I first noticed it a couple of months ago. There would be the usual gulls, pigeons and crows hanging around the café, and then there was this one starling. Given its diminutive size in relation to the other birds I had to admire its tenacity in staking out the place as it’s territory. Indeed I was also curious: Do starlings actually have territories? Aren’t they flock birds? This one clearly hangs out alone and I am still wondering why: Fiercely independent innovator? Lazy opportunist? Anti social? Or just a runt who, fed up with being at the bottom of the pecking order, decided to clear out? At the end of the summer while the café was still busy and the weather mild enough for the scraps bin to be left outside, it’d dart in and out of it like a humming bird while the less agile pigeons looked on in jealous bemusement. Now in the middle of winter, and punters (and therefore scraps) are thin on the ground, it just perches on top of the wind break waiting patiently for plates too clean for the other birds to bother with, but still yielding enough for its tiny needs. Sometimes it’ll wait so patiently by a diner yet to finish their plate of chips that they can’t resist pushing a few crumbs across the table.

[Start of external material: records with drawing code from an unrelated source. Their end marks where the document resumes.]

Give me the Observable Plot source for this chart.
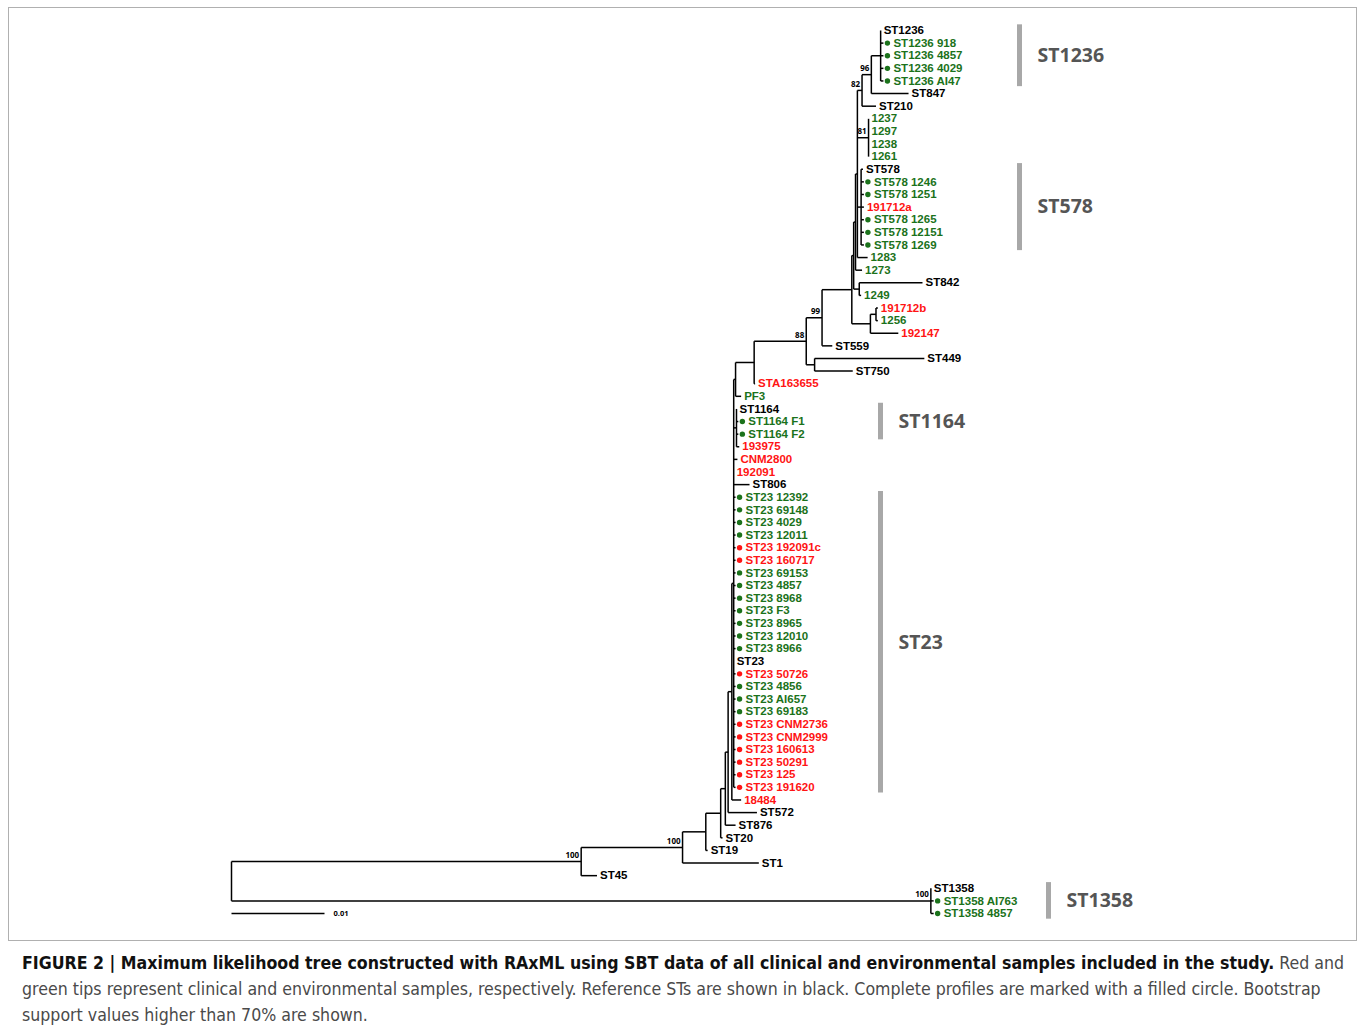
<!DOCTYPE html>
<html><head><meta charset="utf-8">
<script src="https://cdn.jsdelivr.net/npm/d3@7"></script>
<script src="https://cdn.jsdelivr.net/npm/@observablehq/plot@0.6"></script>
<style>
body{margin:0;background:#fff;font-family:"Liberation Sans",Arial,sans-serif;}
#frame{position:absolute;left:8px;top:7px;width:1347px;height:932px;border:1px solid #b0b0b0;}
#chart{position:absolute;left:0;top:0;}
#caption{position:absolute;left:22px;top:950px;font-size:17.6px;line-height:26px;color:#4a4a4a;white-space:nowrap;font-family:"Liberation Sans Narrow","DejaVu Sans Condensed","Liberation Sans",sans-serif;}
#caption b{color:#111;}
</style></head><body>
<div id="frame"></div>
<div id="chart"></div>
<div id="caption"><b>FIGURE 2 | Maximum likelihood tree constructed with RAxML using SBT data of all clinical and environmental samples included in the study.</b> Red and<br>green tips represent clinical and environmental samples, respectively. Reference STs are shown in black. Complete profiles are marked with a filled circle. Bootstrap<br>support values higher than 70% are shown.</div>
<script>
// ---- DATA: tree edges [parent, child, branch length (subst./site)] in top-to-bottom order
const edges = [
  ["root","A",0.0376],
  ["A","C",0.0109],
  ["C","D",0.0025],
  ["D","E",0.0016],
  ["E","F",0.0005],
  ["F","G",0.0003],
  ["G","H",0.0004],
  ["H","I",0.0002],
  ["I","J",0.0002],
  ["J","K",0.0020],
  ["K","N88",0.0056],
  ["N88","N99",0.0017],
  ["N99","X",0.0032],
  ["X","Y",0.0002],
  ["Y","Y3",0.0002],
  ["Y3","V",0.0002],
  ["V","N82",0.0005],
  ["N82","N96",0.0010],
  ["N96","N1236",0.0010],
  ["N1236","ST1236",0],
  ["N1236","ST1236 918",0.0003],
  ["N1236","ST1236 4857",0.0003],
  ["N1236","ST1236 4029",0.0003],
  ["N1236","ST1236 AI47",0.0003],
  ["N96","ST847",0.0040],
  ["N82","ST210",0.0015],
  ["V","N81",0.0012],
  ["N81","1237",0],["N81","1297",0],["N81","1238",0],["N81","1261",0],
  ["V","S",0.0004],
  ["S","ST578",0.0002],
  ["S","ST578 1246",0.0003],["S","ST578 1251",0.0003],["S","191712a",0.0003],
  ["S","ST578 1265",0.0003],["S","ST578 12151",0.0003],["S","ST578 1269",0.0003],
  ["V","1283",0.0011],
  ["Y3","1273",0.0007],
  ["Y","Z",0.0006],
  ["Z","ST842",0.0068],
  ["Z","1249",0.0002],
  ["X","Q",0.0020],
  ["Q","R",0.0006],
  ["R","191712b",0.0002],["R","1256",0.0002],
  ["Q","192147",0.0030],
  ["N99","ST559",0.0011],
  ["N88","N449",0.0009],
  ["N449","ST449",0.0118],
  ["N449","ST750",0.0041],
  ["K","STA163655",0.0001],
  ["J","PF3",0.0006],
  ["I","L",0.0003],
  ["L","ST1164",0],["L","ST1164 F1",0.0002],["L","ST1164 F2",0.0002],["L","193975",0.0003],
  ["I","CNM2800",0.0004],
  ["I","192091",0],
  ["I","ST806",0.0017],
  ["I","ST23 12392",0.0002],["I","ST23 69148",0.0002],["I","ST23 4029",0.0002],
  ["I","ST23 12011",0.0002],["I","ST23 192091c",0.0002],["I","ST23 160717",0.0002],
  ["I","ST23 69153",0.0002],["I","ST23 4857",0.0002],["I","ST23 8968",0.0002],
  ["I","ST23 F3",0.0002],["I","ST23 8965",0.0002],["I","ST23 12010",0.0002],
  ["I","ST23 8966",0.0002],["I","ST23",0],
  ["I","ST23 50726",0.0002],["I","ST23 4856",0.0002],["I","ST23 AI657",0.0002],
  ["I","ST23 69183",0.0002],["I","ST23 CNM2736",0.0002],["I","ST23 CNM2999",0.0002],
  ["I","ST23 160613",0.0002],["I","ST23 50291",0.0002],["I","ST23 125",0.0002],
  ["I","ST23 191620",0.0002],
  ["H","18484",0.0010],
  ["G","ST572",0.0031],
  ["F","ST876",0.0011],
  ["E","ST20",0.0002],
  ["D","ST19",0.0002],
  ["C","ST1",0.0082],
  ["A","ST45",0.0017],
  ["root","B",0.0752],
  ["B","ST1358",0],["B","ST1358 AI763",0.0003],["B","ST1358 4857",0.0003]
];
// clinical (red) tips; reference STs (black); the rest are environmental (green)
const clinicalTips = ["191712a","191712b","192147","STA163655","193975","CNM2800","192091",
  "ST23 192091c","ST23 160717","ST23 50726","ST23 CNM2736","ST23 CNM2999","ST23 160613",
  "ST23 50291","ST23 125","ST23 191620","18484"];
const referenceTips = ["ST1236","ST847","ST210","ST578","ST842","ST559","ST449","ST750","ST1164",
  "ST806","ST23","ST572","ST876","ST20","ST19","ST1","ST45","ST1358"];
// complete profiles (filled circle)
const completeTips = ["ST1236 918","ST1236 4857","ST1236 4029","ST1236 AI47",
  "ST578 1246","ST578 1251","ST578 1265","ST578 12151","ST578 1269","ST1164 F1","ST1164 F2",
  "ST23 12392","ST23 69148","ST23 4029","ST23 12011","ST23 192091c","ST23 160717","ST23 69153",
  "ST23 4857","ST23 8968","ST23 F3","ST23 8965","ST23 12010","ST23 8966","ST23 50726","ST23 4856",
  "ST23 AI657","ST23 69183","ST23 CNM2736","ST23 CNM2999","ST23 160613","ST23 50291","ST23 125",
  "ST23 191620","ST1358 AI763","ST1358 4857"];
// bootstrap support (>70%) at internal nodes
const bootNodes = ["N96","N82","N81","N99","N88","A","C","B"];
const bootValues = [96, 82, 81, 99, 88, 100, 100, 100];
// highlighted STs: name, first tip, last tip
const cladeNames = ["ST1236","ST578","ST1164","ST23","ST1358"];
const cladeFirst = ["ST1236","ST578","ST1164","ST23 12392","ST1358"];
const cladeLast  = ["ST1236 AI47","ST578 1269","ST1164 F2","ST23 191620","ST1358 4857"];
const scaleBar = 0.01;

// ---- layout (rectangular phylogram)
const kids = new Map(), blen = new Map();
for (const [p, c, l] of edges) { if (!kids.has(p)) kids.set(p, []); kids.get(p).push(c); blen.set(c, l); }
const pos = new Map(); let row = 0;
function lay(n, x0) {
  const x = x0 + (blen.get(n) || 0);
  const ch = kids.get(n);
  let y;
  if (!ch) y = row++;
  else { const ys = ch.map(c => lay(c, x)); y = (ys[0] + ys[ys.length - 1]) / 2; }
  pos.set(n, {x, y});
  return y;
}
lay("root", 0);
const hSeg = edges.map(([p, c]) => ({x1: pos.get(p).x, x2: pos.get(c).x, y: pos.get(c).y}));
const vSeg = [...kids].map(([p, ch]) => ({x: pos.get(p).x, y1: pos.get(ch[0]).y, y2: pos.get(ch[ch.length - 1]).y}));
const tips = edges.filter(([, c]) => !kids.has(c)).map(([, c]) => ({
  label: c, ...pos.get(c),
  group: clinicalTips.includes(c) ? "clinical" : referenceTips.includes(c) ? "reference" : "environmental",
  complete: completeTips.includes(c)
}));
const boots = bootNodes.map((n, i) => ({...pos.get(n), v: bootValues[i]}));
const xUnit = 93 / 0.01; // px per unit, used only to place side annotations
const barPx = [1019, 1019, 880, 880, 1048];
const clades = cladeNames.map((name, i) => ({
  name, x: (barPx[i] - 231) / xUnit,
  y1: pos.get(cladeFirst[i]).y - 0.45, y2: pos.get(cladeLast[i]).y + 0.45,
  ym: (pos.get(cladeFirst[i]).y + pos.get(cladeLast[i]).y) / 2
}));
const nRows = row - 1;

const tipFont = {fontSize: 11.5, fontWeight: "bold", textAnchor: "start", fontFamily: "Liberation Sans, Arial, sans-serif"};
const chart = Plot.plot({
  width: 1357, height: 945, margin: 0,
  x: {domain: [0, 0.1], range: [231, 231 + 0.1 * xUnit], axis: null},
  y: {domain: [0, nRows], range: [30, 913], axis: null},
  color: {domain: ["clinical", "environmental", "reference"], range: ["#ff1414", "#1b721b", "#000000"]},
  marks: [
    Plot.link(hSeg, {x1: "x1", x2: "x2", y1: "y", y2: "y", stroke: "#000", strokeWidth: 1.5}),
    Plot.link(vSeg, {x1: "x", x2: "x", y1: "y1", y2: "y2", stroke: "#000", strokeWidth: 1.5}),
    Plot.dot(tips.filter(d => d.complete), {x: "x", y: "y", dx: 4, r: 2.7, fill: "group", stroke: null}),
    Plot.text(tips.filter(d => d.complete), {x: "x", y: "y", dx: 10, text: "label", fill: "group", ...tipFont}),
    Plot.text(tips.filter(d => !d.complete), {x: "x", y: "y", dx: 3, text: "label", fill: "group", ...tipFont}),
    Plot.text(boots, {x: "x", y: "y", text: "v", dx: -2, dy: -6, textAnchor: "end", fontSize: 8, fontWeight: "bold", fill: "black"}),
    Plot.ruleX(clades, {x: "x", y1: "y1", y2: "y2", stroke: "#a8a8a8", strokeWidth: 5}),
    Plot.text(clades, {x: "x", y: "ym", text: "name", dx: 18, textAnchor: "start", fontSize: 19.5, fontWeight: "bold", fill: "#555"}),
    Plot.link([{x1: 0, x2: scaleBar, y: nRows}], {x1: "x1", x2: "x2", y1: "y", y2: "y", stroke: "#000", strokeWidth: 1.5}),
    Plot.text([{x: scaleBar, y: nRows, t: String(scaleBar)}], {x: "x", y: "y", text: "t", dx: 9, textAnchor: "start", fontSize: 7.5, fontWeight: "bold", fill: "black"})
  ]
});
document.getElementById("chart").append(chart);
</script>
</body></html>
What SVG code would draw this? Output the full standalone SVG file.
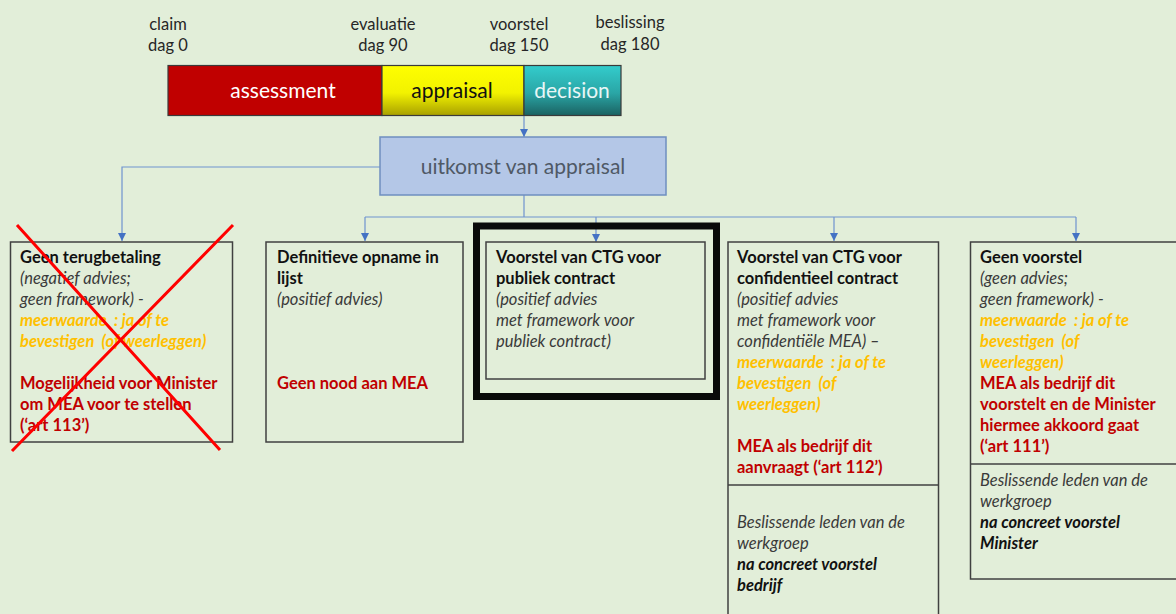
<svg xmlns="http://www.w3.org/2000/svg" width="1176" height="614" viewBox="0 0 1176 614">
  <defs>
    <linearGradient id="gYellow" x1="0" y1="0" x2="0" y2="1">
      <stop offset="0" stop-color="#ffff00"/>
      <stop offset="0.55" stop-color="#f2f200"/>
      <stop offset="1" stop-color="#a8a000"/>
    </linearGradient>
    <linearGradient id="gTeal" x1="0" y1="0" x2="0" y2="1">
      <stop offset="0" stop-color="#33cccc"/>
      <stop offset="0.55" stop-color="#2aa6a6"/>
      <stop offset="1" stop-color="#1b6262"/>
    </linearGradient>
    <marker id="arr" viewBox="0 0 10 10" refX="10" refY="5" markerWidth="8" markerHeight="8" markerUnits="userSpaceOnUse" orient="auto">
      <path d="M0,0 L10,5 L0,10 Z" fill="#4472c4"/>
    </marker>
    <style>
      text { font-family: Lato, "Open Sans", "Liberation Sans", sans-serif; }
      .lbl { font-size: 16.5px; fill: #262626; text-anchor: middle; }
      .bar { font-size: 21px; text-anchor: middle; }
      .box { fill: none; stroke: #404040; stroke-width: 1.5; }
      .t { font-size: 16.5px; }
      .b { font-weight: bold; fill: #111111; }
      .i { font-style: italic; fill: #3a3a3a; }
      .o { font-style: italic; font-weight: bold; fill: #ffc000; }
      .r { font-weight: bold; fill: #c00000; }
      .bi { font-style: italic; font-weight: bold; fill: #111111; }
      .con { fill: none; stroke: #6f93cf; stroke-width: 1.2; }
    </style>
  </defs>

  <rect x="0" y="0" width="1176" height="614" fill="#e2eed9"/>

  <!-- timeline milestones -->
  <g id="milestones">
    <text class="lbl" x="168" y="30">claim</text>
    <text class="lbl" x="168" y="51">dag 0</text>
    <text class="lbl" x="383" y="30">evaluatie</text>
    <text class="lbl" x="383" y="51">dag 90</text>
    <text class="lbl" x="519" y="30">voorstel</text>
    <text class="lbl" x="519" y="51">dag 150</text>
    <text class="lbl" x="630" y="28">beslissing</text>
    <text class="lbl" x="630" y="50">dag 180</text>
  </g>

  <!-- phase bar -->
  <g id="phases">
    <rect x="168" y="65.5" width="214" height="50" fill="#c00000" stroke="#3a3a3a" stroke-width="1.2"/>
    <rect x="382" y="65.5" width="142" height="50" fill="url(#gYellow)" stroke="#3a3a3a" stroke-width="1.2"/>
    <rect x="524" y="65.5" width="97" height="50" fill="url(#gTeal)" stroke="#3a3a3a" stroke-width="1.2"/>
    <text class="bar" x="283" y="98" fill="#ffffff">assessment</text>
    <text class="bar" x="452" y="98" fill="#111111">appraisal</text>
    <text class="bar" x="572" y="98" fill="#e8f6f6">decision</text>
  </g>

  <!-- connectors -->
  <g id="connectors">
    <path class="con" d="M524,116 V137" marker-end="url(#arr)"/>
    <path class="con" d="M380,167 H122 V241" marker-end="url(#arr)"/>
    <path class="con" d="M524,195 V217"/>
    <path class="con" d="M365,217 H1076"/>
    <path class="con" d="M365,217 V241" marker-end="url(#arr)"/>
    <path class="con" d="M596,217 V242" marker-end="url(#arr)"/>
    <path class="con" d="M834,217 V241" marker-end="url(#arr)"/>
    <path class="con" d="M1076,217 V241" marker-end="url(#arr)"/>
  </g>

  <!-- outcome node -->
  <g id="outcome">
    <rect x="380" y="137" width="286" height="58" fill="#b4c7e7" stroke="#6f8fc0" stroke-width="1.5"/>
    <text x="523" y="174" font-size="21" text-anchor="middle" fill="#4f5966">uitkomst van appraisal</text>
  </g>

  <!-- no reimbursement -->
  <g id="geen-terugbetaling">
    <rect class="box" x="10.5" y="242" width="222" height="200"/>
    <text class="t">
      <tspan class="b" x="20" y="263">Geen terugbetaling</tspan>
      <tspan class="i" x="20" y="284">(negatief advies;</tspan>
      <tspan class="i" x="20" y="305">geen framework) -</tspan>
      <tspan class="o" x="20" y="326">meerwaarde&#160; : ja of te</tspan>
      <tspan class="o" x="20" y="347">bevestigen&#160; (of weerleggen)</tspan>
      <tspan class="r" x="20" y="389">Mogelijkheid voor Minister</tspan>
      <tspan class="r" x="20" y="410">om MEA voor te stellen</tspan>
      <tspan class="r" x="20" y="431">(‘art 113’)</tspan>
    </text>
    <path d="M17,225 L220,450 M233,225 L12,451" stroke="#ff0000" stroke-width="3" fill="none"/>
  </g>

  <!-- definitive listing -->
  <g id="definitieve-opname">
    <rect class="box" x="266" y="242" width="197" height="200"/>
    <text class="t">
      <tspan class="b" x="277" y="263">Definitieve opname in</tspan>
      <tspan class="b" x="277" y="284">lijst</tspan>
      <tspan class="i" x="277" y="305">(positief advies)</tspan>
      <tspan class="r" x="277" y="389">Geen nood aan MEA</tspan>
    </text>
  </g>

  <!-- public contract -->
  <g id="publiek-contract">
    <rect x="476.5" y="226" width="240" height="170.5" fill="none" stroke="#0a0a0a" stroke-width="7"/>
    <rect class="box" x="486" y="242" width="219" height="137"/>
    <text class="t">
      <tspan class="b" x="496" y="263">Voorstel van CTG voor</tspan>
      <tspan class="b" x="496" y="284">publiek contract</tspan>
      <tspan class="i" x="496" y="305">(positief advies</tspan>
      <tspan class="i" x="496" y="326">met framework voor</tspan>
      <tspan class="i" x="496" y="347">publiek contract)</tspan>
    </text>
  </g>

  <!-- confidential contract -->
  <g id="confidentieel-contract">
    <rect class="box" x="728" y="242" width="210.5" height="380"/>
    <line x1="728" y1="485" x2="938.5" y2="485" stroke="#404040" stroke-width="1.5"/>
    <text class="t">
      <tspan class="b" x="737" y="263">Voorstel van CTG voor</tspan>
      <tspan class="b" x="737" y="284">confidentieel contract</tspan>
      <tspan class="i" x="737" y="305">(positief advies</tspan>
      <tspan class="i" x="737" y="326">met framework voor</tspan>
      <tspan class="i" x="737" y="347">confidentiële MEA) –</tspan>
      <tspan class="o" x="737" y="368">meerwaarde&#160; : ja of te</tspan>
      <tspan class="o" x="737" y="389">bevestigen&#160; (of</tspan>
      <tspan class="o" x="737" y="410">weerleggen)</tspan>
      <tspan class="r" x="737" y="452">MEA als bedrijf dit</tspan>
      <tspan class="r" x="737" y="473">aanvraagt (‘art 112’)</tspan>
      <tspan class="i" x="737" y="528">Beslissende leden van de</tspan>
      <tspan class="i" x="737" y="549">werkgroep</tspan>
      <tspan class="bi" x="737" y="570">na concreet voorstel</tspan>
      <tspan class="bi" x="737" y="591">bedrijf</tspan>
    </text>
  </g>

  <!-- no proposal -->
  <g id="geen-voorstel">
    <rect class="box" x="970.5" y="242" width="220" height="337"/>
    <line x1="970.5" y1="464" x2="1190" y2="464" stroke="#404040" stroke-width="1.5"/>
    <text class="t">
      <tspan class="b" x="980" y="263">Geen voorstel</tspan>
      <tspan class="i" x="980" y="284">(geen advies;</tspan>
      <tspan class="i" x="980" y="305">geen framework) -</tspan>
      <tspan class="o" x="980" y="326">meerwaarde&#160; : ja of te</tspan>
      <tspan class="o" x="980" y="347">bevestigen&#160; (of</tspan>
      <tspan class="o" x="980" y="368">weerleggen)</tspan>
      <tspan class="r" x="980" y="389">MEA als bedrijf dit</tspan>
      <tspan class="r" x="980" y="410">voorstelt en de Minister</tspan>
      <tspan class="r" x="980" y="431">hiermee akkoord gaat</tspan>
      <tspan class="r" x="980" y="452">(‘art 111’)</tspan>
      <tspan class="i" x="980" y="486">Beslissende leden van de</tspan>
      <tspan class="i" x="980" y="507">werkgroep</tspan>
      <tspan class="bi" x="980" y="528">na concreet voorstel</tspan>
      <tspan class="bi" x="980" y="549">Minister</tspan>
    </text>
  </g>
</svg>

A few weeks ago it flew down and perched on the back of the chair next to mine while I was drinking some tea. It could see there wasn’t any food, but since no one else was around it just stayed there. After a while it began to sing. Starlings have the most extraordinary song, something like a cross between a budgie and radio static, full of pops, whistles and slow descending whoops. I was entranced. In a break in its song, I tried, badly, to imitate it, but it seemed close enough for the bird to recognise the effort. It whistled 2 peeps, one high, one low, and looked at me. I managed to mimic this as a response and after a pause it did it again. So, so did I… This went on for a while, until another customer turned up with a plate of food and it was off.
Yesterday I had some chips at the café. I whistled the two peeps and the starling turned up on queue (to be honest, I think I ordered the chips in the hope it would). So I broke one chip up into tiny pieces and placed these on the opposite side of the table to me. It darted across the table, its claws skittering on the plastic surface, retrieved the crumbs one at a time, skidding and flying back to its perch while finishing each beak-full. Once the chip pieces had gone it sang again. Once again I was entranced.
Today I made it a packed lunch out of a thin slice of salami chopped into bits the size of small garden worms, plus some crumbs from a seeded loaf of bread, and dropped the bits into an old plastic film pot. The wind hit me as soon as I neared the sea front and I could hear the waves booming in the distance. I wondered if it was going to be just too wild, but nevertheless I peeped twice and there it was again. The breadcrumbs were ignored but the salami went down singing hymns (and it bloody well should, my favourite saussison sec avec herbes de provence).
Why does this make me so happy? I don’t know, I don’t really care.